Mais uma vez um assunto de importância essencial será abandonado antes de promover novas posições. A Soninha, se tiver fibra e rezemos para que tenha, continuará uma baluarte da coerência e da busca pela formação de opinião, onde quer que venha a trabalhar. Senão, aprenderá a lição errada e nunca mais será tão autêntica. Perde-se no combate ao tráfico de entorpecentes, aos governos paralelos das favelas, aos seqüestros-relâmpago.

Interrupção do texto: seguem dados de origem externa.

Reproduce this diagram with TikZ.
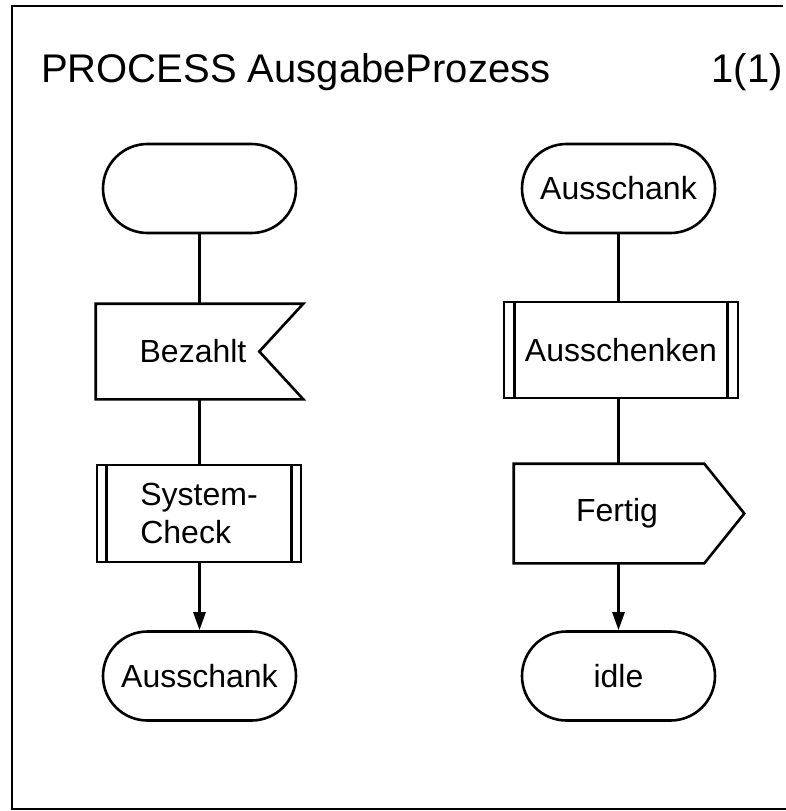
\documentclass[tikz,border=0pt]{standalone}
\usepackage{fontspec}
\setmainfont{Liberation Sans}
\usetikzlibrary{arrows.meta,shapes.misc}
\begin{document}
\begin{tikzpicture}[x=1pt,y=-1pt,
  line width=2.6pt,
  lbl/.style={font=\fontsize{32}{38}\selectfont, inner sep=0pt},
  state/.style={lbl, draw, rounded rectangle, minimum width=193pt, minimum height=89pt},
  procbox/.style={lbl, draw, rectangle, minimum width=204pt, minimum height=97pt, align=left},
  title/.style={font=\fontsize{40}{48}\selectfont, inner sep=0pt},
  flow/.style={line width=2.6pt},
  arr/.style={flow, -{Triangle[length=18pt,width=12pt]}},
]
\useasboundingbox (0,0) rectangle (786,811);

% diagram frame
\draw[line width=2.8pt] (783,6) -- (12,6) -- (12,809) -- (786,809);

% heading
\node[title, anchor=base west] (head) at (40,82) {PROCESS AusgabeProzess};
\node[title, anchor=base east] (page) at (784,82) {1(1)};

% left column: start, input, procedure call, next state
\node[state] (start) at (199.5,188.5) {};

\node[lbl, minimum width=205pt, minimum height=93pt] (bez) at (199.5,351.5) {\hspace*{-13pt}Bezahlt};
\draw (bez.north west) -- (bez.north east) -- ([xshift=-44pt]bez.east)
      -- (bez.south east) -- (bez.south west) -- cycle;

\node[procbox] (sys) at (199,513.5) {System-\\Check};
\draw ([xshift=11pt]sys.north west) -- ([xshift=11pt]sys.south west);
\draw ([xshift=-11pt]sys.north east) -- ([xshift=-11pt]sys.south east);

\node[state] (endL) at (199.5,676) {Ausschank};

\draw[flow] (start.south) -- (start.south |- bez.north);
\draw[flow] (bez.south) -- (bez.south |- sys.north);
\draw[arr] (endL.north |- sys.south) -- (endL.north);

% right column: state, procedure call, output, next state
\node[state] (ausR) at (618.5,188.5) {Ausschank};

\node[procbox, minimum width=234pt, minimum height=96pt] (schenk) at (621,350) {Ausschenken};
\draw ([xshift=12pt]schenk.north west) -- ([xshift=12pt]schenk.south west);
\draw ([xshift=-12pt]schenk.north east) -- ([xshift=-12pt]schenk.south east);

\node[lbl, minimum width=188pt, minimum height=97pt] (fert) at (609,513.5) {Fertig\hspace*{-16pt}};
\draw (fert.north west) -- (fert.north east) -- ([xshift=40pt]fert.east)
      -- (fert.south east) -- (fert.south west) -- cycle;

\node[state] (idle) at (618.5,676) {idle};

\draw[flow] (ausR.south) -- (ausR.south |- schenk.north);
\draw[flow] (idle.north |- schenk.south) -- (idle.north |- fert.north);
\draw[arr] (idle.north |- fert.south) -- (idle.north);
\end{tikzpicture}
\end{document}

Da mesma forma que ficam cada vez mais órfãos de público e interlocutores diversos outros assuntos como a reforma agrária, as greves e a corrupção na administração pública, o crime organizado, a evasão fiscal, o sistema tributário… a lista é imensa.

Assim a hipocrisia das cervejas conseguirá mais uma vez calar a boca dos que pretendem eliminar grande parte da violência física e social que cerca nossa vida, nossos pais e nossos filhos. E viva a burrice!

Nota de esclarecimento: o autor jamais fumou sequer um cigarro comum e não defende nem incentiva o uso da maconha, apesar de gostar de cerveja e já ter ficado bêbado e inconveniente ao menos uma vez. Apesar de tudo, acha fundamental que se pregue a frase de Voltaire: "Não concordo com uma só palavra do que dizeis, mas defenderei até a morte vosso direito de dizê-lo".